Building a Sentence-Level Sentiment Classifier for Karakalpak: From Low-Resource Data to Emotion Trajectories
Abstract
This paper presents a compact and fully interpretable algorithm for analyzing the sentiment and emotional dynamics of Karakalpak educational texts. In the first stage, a sentence-based sentiment classifier for Karakalpak sentences was implemented, based on simple and reliable features (word/char n-grams) and logistic regression.
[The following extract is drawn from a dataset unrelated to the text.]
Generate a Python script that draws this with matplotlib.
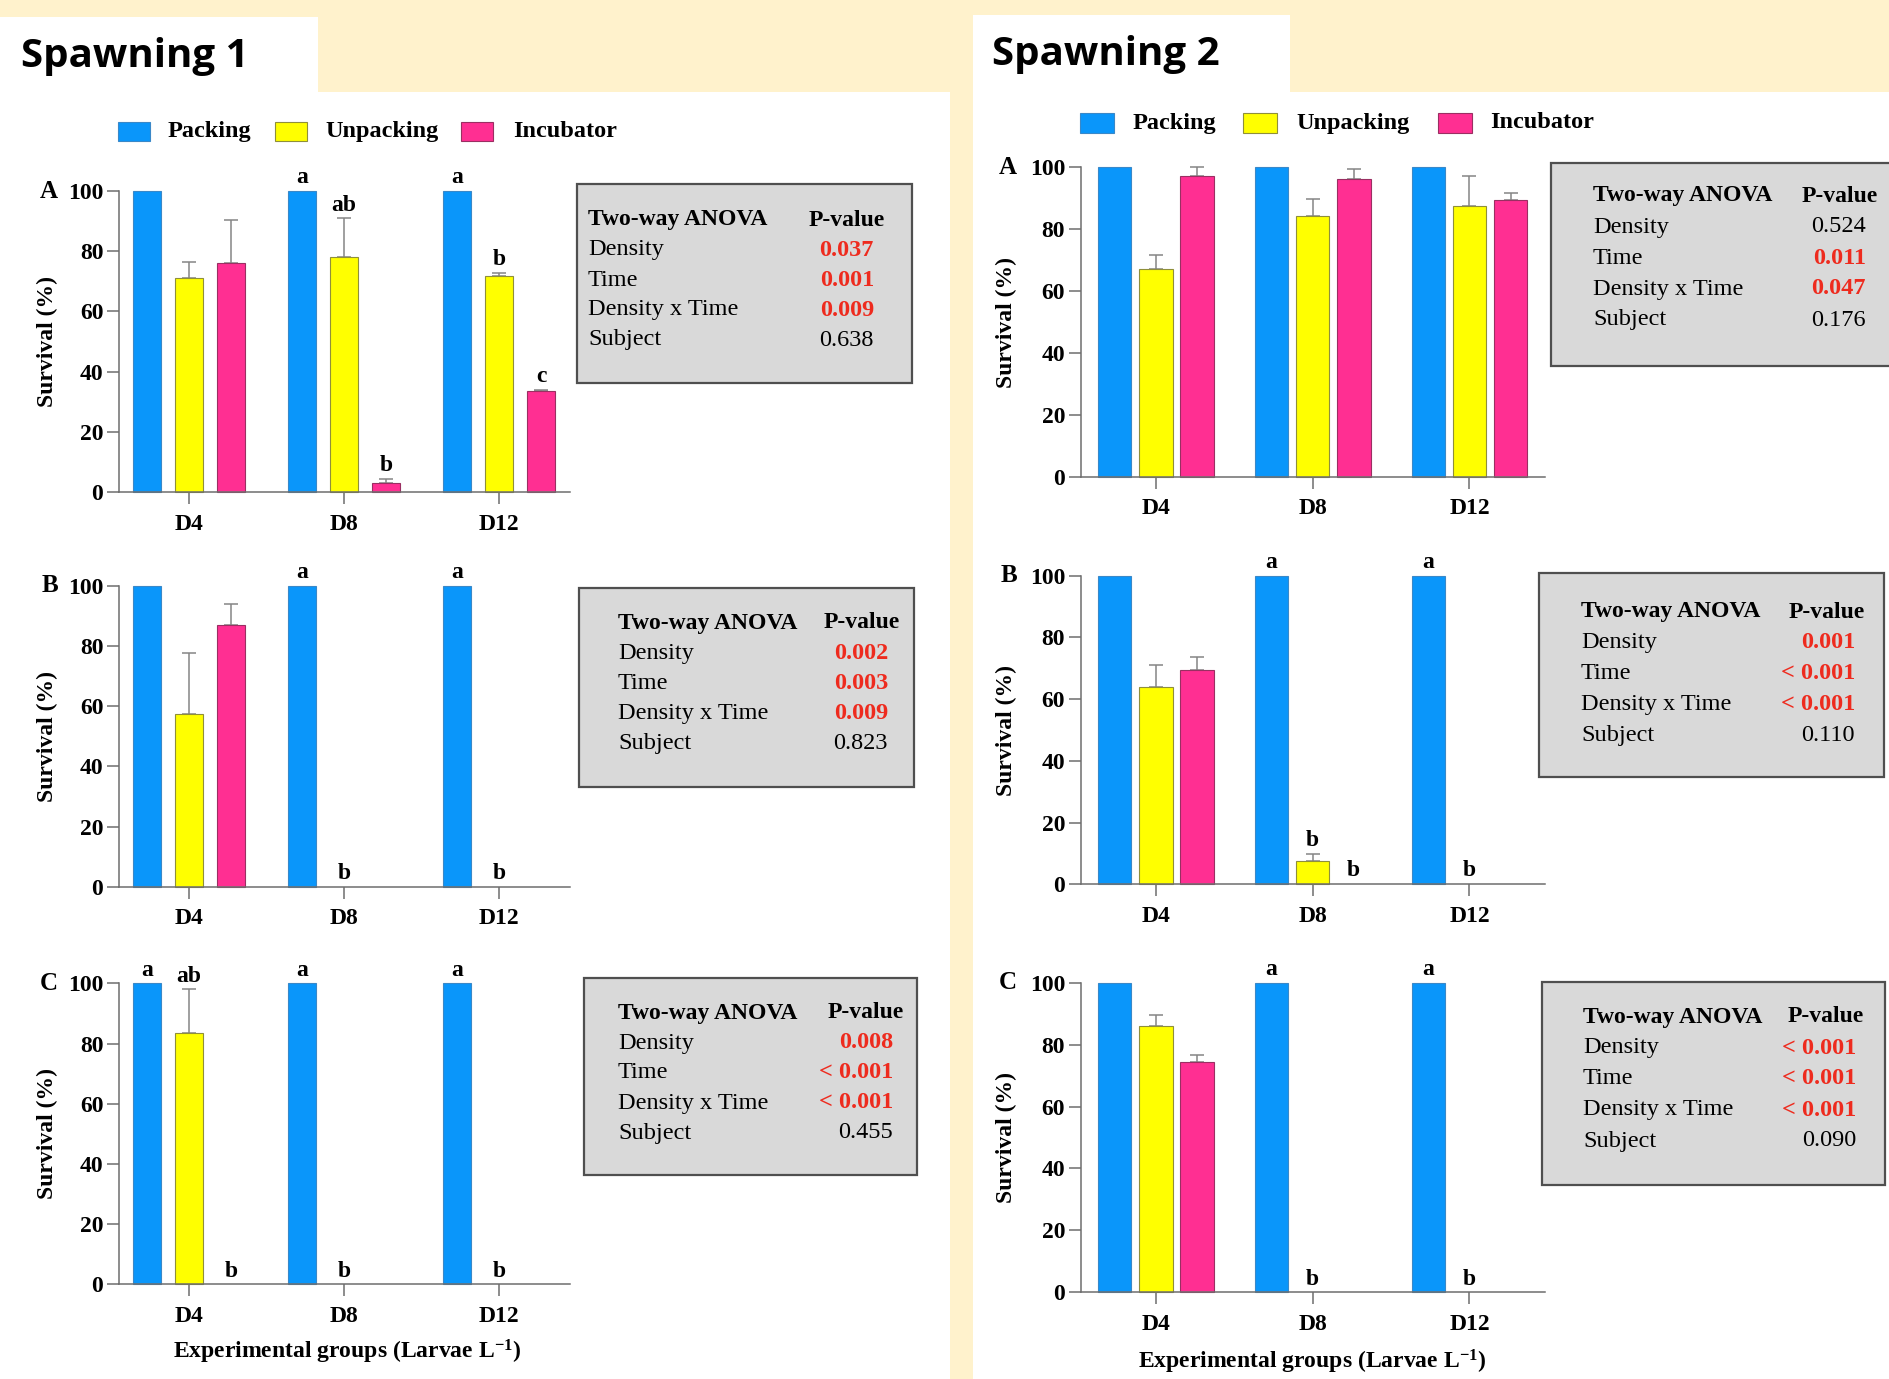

The algorithm outputs a continuous polarity for each sentence, ranging from -1 to +1. In the second stage, the resulting numerical polarity values are analyzed across sentences, extracting three understandable indices of "emotional trajectory": volatility (frequency and strength of switches), stability/self-regulation (proportion of "calm" sections and low amplitude), and balance/trend (midtone and its change toward the end). The pipeline includes script standardization (Latin/apostrophes), lightweight lemmatization for productive suffixes, and accurate sentence segmentation, which is critical for an agglutinative language. The methodological contribution consists of combining an explanatory first-stage model with a deterministic, rule-based analysis of dynamics in the second stage. This design does not require large training corpora and is easily replicable: all solutions are accompanied by understandable "carriers," and essay-level aggregates are transformed into short, practical recommendations for the writing teacher. We describe the tagging and evaluation protocols, discuss limitations (genre sensitivity, code-switching, polysemy), and outline future directions: expanding the corpus, refining the rules for negation and modifiers, soft transfer from related Turkic languages, and integrating lightweight neural modules as the data grows.